DIRECTIONS:
Skip the pictures. Set down, word for word, the lines from the start of the material up to and including the line with "van_buren_err = [7.2, 7.2, 6.1, 10.3, 8.5, 8.4, 0, 6.1]".

GIVEN DATA:
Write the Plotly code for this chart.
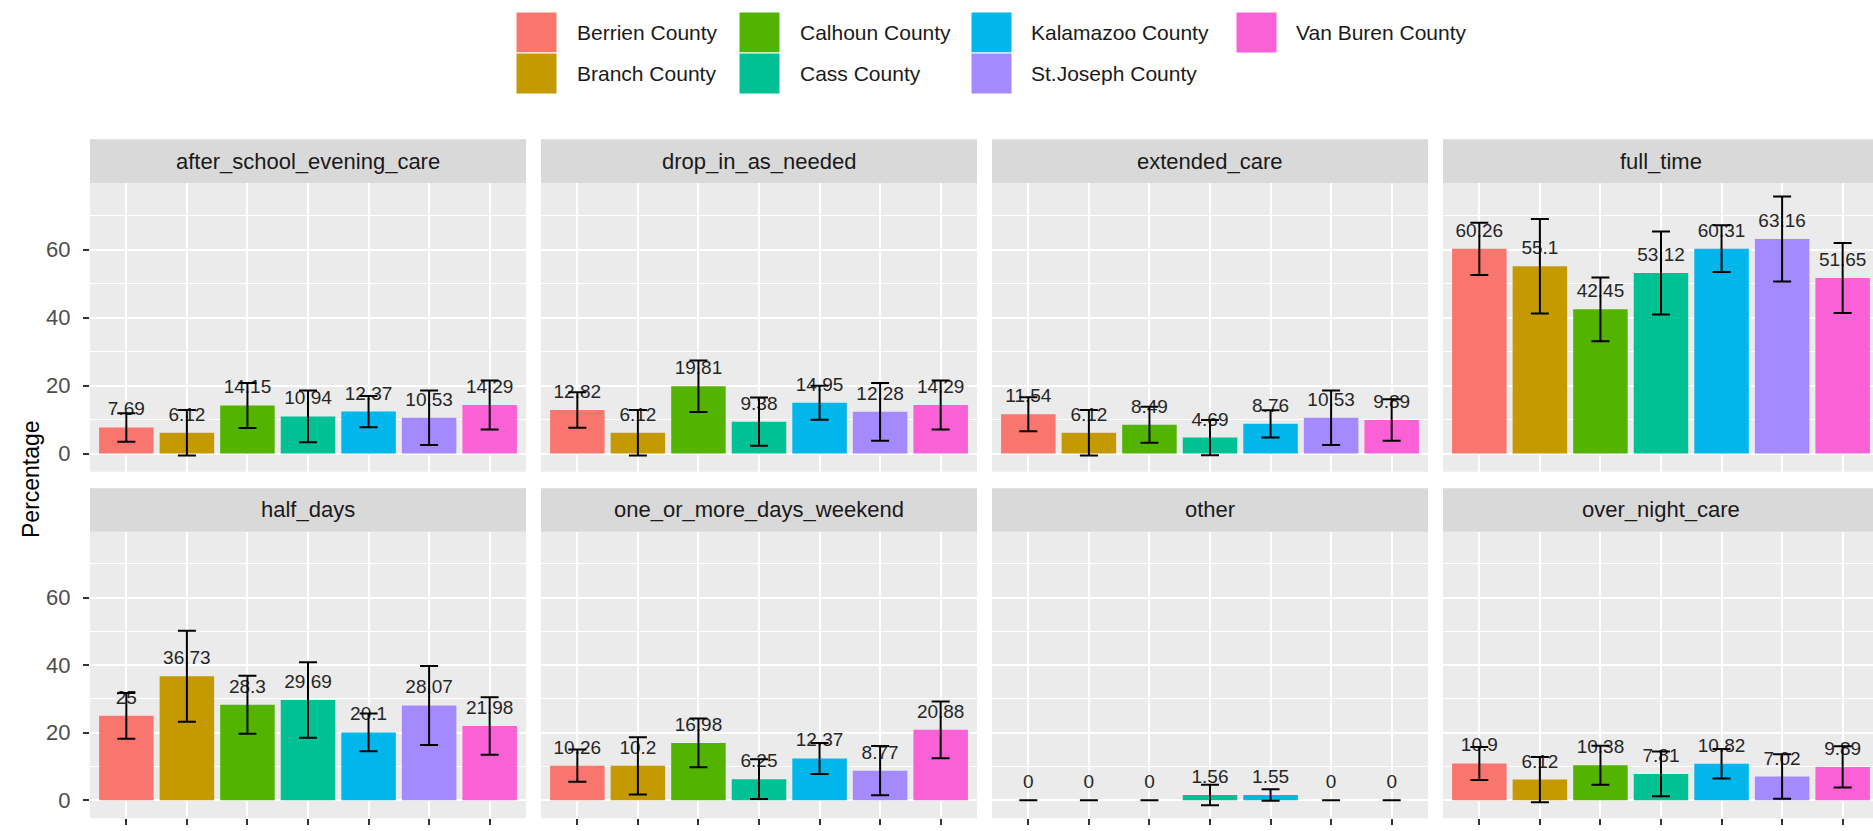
import plotly.graph_objects as go

# ---------------- data ----------------
categories = ["after_school_evening_care", "drop_in_as_needed", "extended_care", "full_time",
              "half_days", "one_or_more_days_weekend", "other", "over_night_care"]
counties = ["Berrien County", "Branch County", "Calhoun County", "Cass County",
            "Kalamazoo County", "St.Joseph County", "Van Buren County"]
colors = ["#F8766D", "#C49A00", "#53B400", "#00C094", "#00B6EB", "#A58AFF", "#FB61D7"]

# percentages per county, in the order of `categories`
berrien = [7.69, 12.82, 11.54, 60.26, 25, 10.26, 0, 10.9]
branch = [6.12, 6.12, 6.12, 55.1, 36.73, 10.2, 0, 6.12]
calhoun = [14.15, 19.81, 8.49, 42.45, 28.3, 16.98, 0, 10.38]
cass = [10.94, 9.38, 4.69, 53.12, 29.69, 6.25, 1.56, 7.81]
kalamazoo = [12.37, 14.95, 8.76, 60.31, 20.1, 12.37, 1.55, 10.82]
st_joseph = [10.53, 12.28, 10.53, 63.16, 28.07, 8.77, 0, 7.02]
van_buren = [14.29, 14.29, 9.89, 51.65, 21.98, 20.88, 0, 9.89]

# error-bar half widths (percentage points)
berrien_err = [4.2, 5.2, 5.0, 7.7, 6.8, 4.8, 0, 4.9]
branch_err = [6.7, 6.7, 6.7, 13.9, 13.5, 8.5, 0, 6.7]
calhoun_err = [6.6, 7.6, 5.3, 9.4, 8.6, 7.2, 0, 5.8]
cass_err = [7.6, 7.1, 5.2, 12.2, 11.2, 5.9, 3.0, 6.6]
kalamazoo_err = [4.6, 5.0, 4.0, 6.9, 5.6, 4.6, 1.7, 4.4]
st_joseph_err = [8.0, 8.5, 8.0, 12.5, 11.7, 7.3, 0, 6.6]
van_buren_err = [7.2, 7.2, 6.1, 10.3, 8.5, 8.4, 0, 6.1]

y_ticks = [0, 20, 40, 60]
y_minor = [10, 30, 50, 70]
y_title = "Percentage"

series = [berrien, branch, calhoun, cass, kalamazoo, st_joseph, van_buren]
series_err = [berrien_err, branch_err, calhoun_err, cass_err, kalamazoo_err, st_joseph_err, van_buren_err]

# ---------------- layout geometry (px) ----------------
W, H = 1873, 831
PANEL_W, GAP, LEFT0 = 436, 15, 90
ROWS = [  # (panel top, panel bottom, strip top)
    (183.3, 471.7, 139.3),
    (531.7, 818.3, 488.3),
]
YR = [-5.34, 79.54]
FONT = "Liberation Sans, Arial, sans-serif"

fig = go.Figure()
shapes, annotations = [], []
layout_axes = {}


def px_x(v):
    return v / W


def px_y(v):
    return 1 - v / H


for k, cat in enumerate(categories):
    r, c = divmod(k, 4)
    n = k + 1
    xa = "x" if n == 1 else f"x{n}"
    ya = "y" if n == 1 else f"y{n}"
    x0 = LEFT0 + c * (PANEL_W + GAP)
    x1 = min(x0 + PANEL_W, W)
    top, bot, stop = ROWS[r]
    xr = [-0.6, -0.6 + 7.2 * (x1 - x0) / PANEL_W]

    vals = [s[k] for s in series]
    errs = [e[k] for e in series_err]

    fig.add_trace(go.Bar(
        x=counties, y=vals, width=0.9, xaxis=xa, yaxis=ya,
        marker=dict(color=colors, line=dict(width=0)),
        showlegend=False, hoverinfo="x+y"))
    fig.add_trace(go.Scatter(
        x=counties, y=vals, xaxis=xa, yaxis=ya, mode="markers+text",
        text=[f"{v:g}" for v in vals], textposition="top center",
        textfont=dict(family=FONT, size=19, color="#262626"),
        marker=dict(size=10, color="rgba(0,0,0,0)"),
        showlegend=False, hoverinfo="skip", cliponaxis=False))
    fig.add_trace(go.Scatter(
        x=counties, y=vals, xaxis=xa, yaxis=ya, mode="markers",
        marker=dict(size=1, color="rgba(0,0,0,0)"),
        error_y=dict(type="data", array=errs, color="black", thickness=2, width=9),
        showlegend=False, hoverinfo="skip"))

    xkey = "xaxis" if n == 1 else f"xaxis{n}"
    ykey = "yaxis" if n == 1 else f"yaxis{n}"
    layout_axes[xkey] = dict(
        domain=[px_x(x0), px_x(x1)], anchor=ya, range=xr,
        type="category", categoryorder="array", categoryarray=counties,
        showgrid=True, gridcolor="white", gridwidth=2,
        showticklabels=False, zeroline=False, showline=False,
        ticks="outside" if r == 1 else "", ticklen=6, tickwidth=2, tickcolor="#333333",
        fixedrange=True)
    layout_axes[ykey] = dict(
        domain=[px_y(bot), px_y(top)], anchor=xa, range=YR,
        tickmode="array", tickvals=y_ticks,
        showgrid=True, gridcolor="white", gridwidth=2,
        minor=dict(tickmode="array", tickvals=y_minor, showgrid=True,
                   gridcolor="white", gridwidth=1),
        showticklabels=(c == 0), zeroline=False, showline=False,
        ticks="outside" if c == 0 else "", ticklen=6, tickwidth=2, tickcolor="#333333",
        ticklabelstandoff=8,
        tickfont=dict(family=FONT, size=22, color="#4D4D4D"),
        fixedrange=True)

    # strip
    shapes.append(dict(type="rect", xref="paper", yref="paper",
                       x0=px_x(x0), x1=px_x(x1), y0=px_y(top), y1=px_y(stop),
                       fillcolor="#D9D9D9", line=dict(width=0), layer="below"))
    annotations.append(dict(xref="paper", yref="paper",
                            x=px_x(x0 + PANEL_W / 2), y=px_y((top + stop) / 2),
                            text=cat, showarrow=False, xanchor="center", yanchor="middle",
                            font=dict(family=FONT, size=22, color="#1A1A1A")))

# y axis title
annotations.append(dict(xref="paper", yref="paper", x=px_x(31), y=px_y(479),
                        text=y_title, showarrow=False, textangle=-90,
                        xanchor="center", yanchor="middle",
                        font=dict(family=FONT, size=23, color="#000000")))

# legend (ggplot-style, column-major, 2 rows)
KEY = 41
key_lefts = [516, 739, 971, 1236]
text_lefts = [575, 798, 1029, 1294]
row_tops = [12, 53]
for i, (name, col) in enumerate(zip(counties, colors)):
    cc, rr = divmod(i, 2)
    kx, ky = key_lefts[cc], row_tops[rr]
    shapes.append(dict(type="rect", xref="paper", yref="paper",
                       x0=px_x(kx), x1=px_x(kx + KEY), y0=px_y(ky + KEY), y1=px_y(ky),
                       fillcolor=col, line=dict(color="white", width=1)))
    annotations.append(dict(xref="paper", yref="paper", x=px_x(text_lefts[cc]),
                            y=px_y(ky + KEY / 2), text=name, showarrow=False,
                            xanchor="left", yanchor="middle",
                            font=dict(family=FONT, size=21, color="#1A1A1A")))

fig.update_layout(
    width=W, height=H,
    margin=dict(l=0, r=0, t=0, b=0),
    paper_bgcolor="white", plot_bgcolor="#EBEBEB",
    showlegend=False,
    shapes=shapes, annotations=annotations,
    font=dict(family=FONT),
    **layout_axes,
)

fig.write_html(
    "out.html",
    config={"displayModeBar": False},
    post_script="document.body.style.margin='0';document.body.style.overflow='hidden';",
)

EXERCISE ANSWER:
Write the Plotly code for this chart.
import plotly.graph_objects as go

# ---------------- data ----------------
categories = ["after_school_evening_care", "drop_in_as_needed", "extended_care", "full_time",
              "half_days", "one_or_more_days_weekend", "other", "over_night_care"]
counties = ["Berrien County", "Branch County", "Calhoun County", "Cass County",
            "Kalamazoo County", "St.Joseph County", "Van Buren County"]
colors = ["#F8766D", "#C49A00", "#53B400", "#00C094", "#00B6EB", "#A58AFF", "#FB61D7"]

# percentages per county, in the order of `categories`
berrien = [7.69, 12.82, 11.54, 60.26, 25, 10.26, 0, 10.9]
branch = [6.12, 6.12, 6.12, 55.1, 36.73, 10.2, 0, 6.12]
calhoun = [14.15, 19.81, 8.49, 42.45, 28.3, 16.98, 0, 10.38]
cass = [10.94, 9.38, 4.69, 53.12, 29.69, 6.25, 1.56, 7.81]
kalamazoo = [12.37, 14.95, 8.76, 60.31, 20.1, 12.37, 1.55, 10.82]
st_joseph = [10.53, 12.28, 10.53, 63.16, 28.07, 8.77, 0, 7.02]
van_buren = [14.29, 14.29, 9.89, 51.65, 21.98, 20.88, 0, 9.89]

# error-bar half widths (percentage points)
berrien_err = [4.2, 5.2, 5.0, 7.7, 6.8, 4.8, 0, 4.9]
branch_err = [6.7, 6.7, 6.7, 13.9, 13.5, 8.5, 0, 6.7]
calhoun_err = [6.6, 7.6, 5.3, 9.4, 8.6, 7.2, 0, 5.8]
cass_err = [7.6, 7.1, 5.2, 12.2, 11.2, 5.9, 3.0, 6.6]
kalamazoo_err = [4.6, 5.0, 4.0, 6.9, 5.6, 4.6, 1.7, 4.4]
st_joseph_err = [8.0, 8.5, 8.0, 12.5, 11.7, 7.3, 0, 6.6]
van_buren_err = [7.2, 7.2, 6.1, 10.3, 8.5, 8.4, 0, 6.1]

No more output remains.